The mayor’s intervention will keep the routes going while the combined authority awaits the results of a review of bus services for the whole of Cambridgeshire and Peterborough. The report and its recommendations are expected to be finalised in November.

Mr Palmer said: “The loss of the 61 and 63 services would impact many people in St Neots. With the rapid progress we have made with the St Neots Masterplan, we cannot afford to lose momentum and so it makes sense to sustain these important services in the short term while longer term strategies are being put in place.

“St Neots is growing, and following the implementation of the masterplan, which includes a new foot and cycle bridge linking the Market Square, we expect further growth and an increase in demand on public transport.

“I’ve said before that buses are not working for people in Cambridgeshire and Peterborough. But it is also my view that it is not sustainable for the combined authority to continuously have to step in to retain these existing bus services when they are about to be lost.

“Our strategic bus review, which is due for reporting in November, will give us recommendations on how best to reshape buses so that they work for everyone in Cambridgeshire and Peterborough. But in the meantime, low-cost interventions like this make sense to avoid disruption for people and businesses.

District councillor for St Neots, Councillor David Wells, who is also chairman of the St Neots Masterplan steering group, said: “This is an important intervention, especially when improving travel within St Neots is a key part of the town’s masterplan for growth.
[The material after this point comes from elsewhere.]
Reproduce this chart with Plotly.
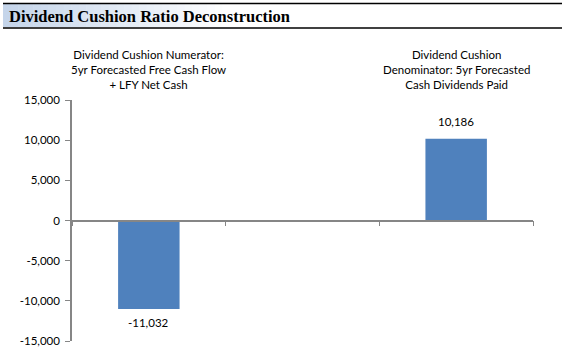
import plotly.graph_objects as go

categories = ["Dividend Cushion Numerator:<br>5yr Forecasted Free Cash Flow<br>+ LFY Net Cash",
              "",
              "Dividend Cushion<br>Denominator: 5yr Forecasted<br>Cash Dividends Paid"]
values = [-11032, None, 10186]
value_labels = ["-11,032", "", "10,186"]
y_tickvals = [15000, 10000, 5000, 0, -5000, -10000, -15000]
y_ticktext = ["15,000", "10,000", "5,000", "0", "-5,000", "-10,000", "-15,000"]
title = "Dividend Cushion Ratio Deconstruction"

W, H = 562, 352
L, R, T, B = 72, 29, 100, 11
pw, ph = W - L - R, H - T - B

def px_x(x):
    return (x - L) / pw

def px_y(y):
    return (H - B - y) / ph

font = "Lato, 'Open Sans', sans-serif"
xs = [0, 1, 2]

fig = go.Figure()
fig.add_trace(go.Bar(
    x=xs, y=values, width=0.4, marker=dict(color="#4F81BD", line=dict(width=0)),
    hoverinfo="skip"))

shapes = []
# gradient title background
n = 30
x0, x1 = 3, 230
c0 = (197, 213, 234)
for i in range(n):
    t = i / (n - 1)
    c = tuple(int(round(c0[k] + (255 - c0[k]) * t)) for k in range(3))
    sx0 = x0 + (x1 - x0) * i / n
    sx1 = x0 + (x1 - x0) * (i + 1) / n + 0.5
    shapes.append(dict(type="rect", xref="paper", yref="paper",
                       x0=px_x(sx0), x1=px_x(sx1), y0=px_y(27), y1=px_y(4),
                       fillcolor="rgb(%d,%d,%d)" % c, line=dict(width=0), layer="below"))
for yy in (3.5, 28):
    shapes.append(dict(type="line", xref="paper", yref="paper",
                       x0=px_x(3), x1=px_x(562), y0=px_y(yy), y1=px_y(yy),
                       line=dict(color="#000", width=1.6)))

annotations = [dict(text="<b>" + title + "</b>", xref="paper", yref="paper",
                    x=px_x(7), y=px_y(17), xanchor="left", yanchor="middle",
                    showarrow=False, font=dict(family="'Liberation Serif', 'Times New Roman', serif", size=16.5, color="#000"))]
for i, c in enumerate(categories):
    if c:
        annotations.append(dict(text=c, xref="x", yref="paper", x=xs[i], y=px_y(46),
                                xanchor="center", yanchor="top", showarrow=False,
                                font=dict(family=font, size=11.5, color="#000")))
for i, v in enumerate(values):
    if v is not None:
        annotations.append(dict(text=value_labels[i], xref="x", yref="y", x=xs[i], y=v,
                                xanchor="center", yanchor="middle", showarrow=False,
                                yshift=17 if v > 0 else -13,
                                font=dict(family=font, size=11.5, color="#000")))

fig.update_layout(
    width=W, height=H, margin=dict(l=L, r=R, t=T, b=B, autoexpand=False),
    paper_bgcolor="white", plot_bgcolor="white", showlegend=False,
    shapes=shapes, annotations=annotations,
    xaxis=dict(range=[-0.5, 2.5], anchor="free", position=0.5, showline=True,
               linecolor="#868686", linewidth=1.5, tickvals=[-0.5, 0.5, 1.5, 2.5],
               ticks="outside", ticklen=5, tickcolor="#868686", showticklabels=False,
               showgrid=False, zeroline=False, automargin=False),
    yaxis=dict(range=[-15000, 15000], tickvals=y_tickvals, ticktext=y_ticktext,
               showline=True, linecolor="#868686", linewidth=1.5, ticks="outside",
               ticklen=5, tickcolor="#868686", showgrid=False, zeroline=False,
               automargin=False, ticklabelstandoff=3,
               tickfont=dict(family=font, size=11.5, color="#000")),
)
fig.write_html("out.html")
“The 61 and 63 bus services provide a key link for residents of Eaton Socon, Eaton Ford and Eynesbury with the town centre. I support the combined authority’s wider review of bus services, where improvements will be particularly important for the vitality of market towns like St Neots.”

Following the intervention, Whippet has agreed to further promote the services and encourage greater use, which, it is hoped, will reduce the cost of public subsidy.

Whippet managing director, Charlie Hamilton said: “We are delighted that mayor James Palmer is supportive of local bus services in St Neots. The considerable growth and economic prosperity of the town is strengthened by a good public bus service.

“We believe that government support is vital for bus services outside of the big cities, and that Mr Palmer has shown his commitment to supporting towns in the combined authority region as well as the big cities.”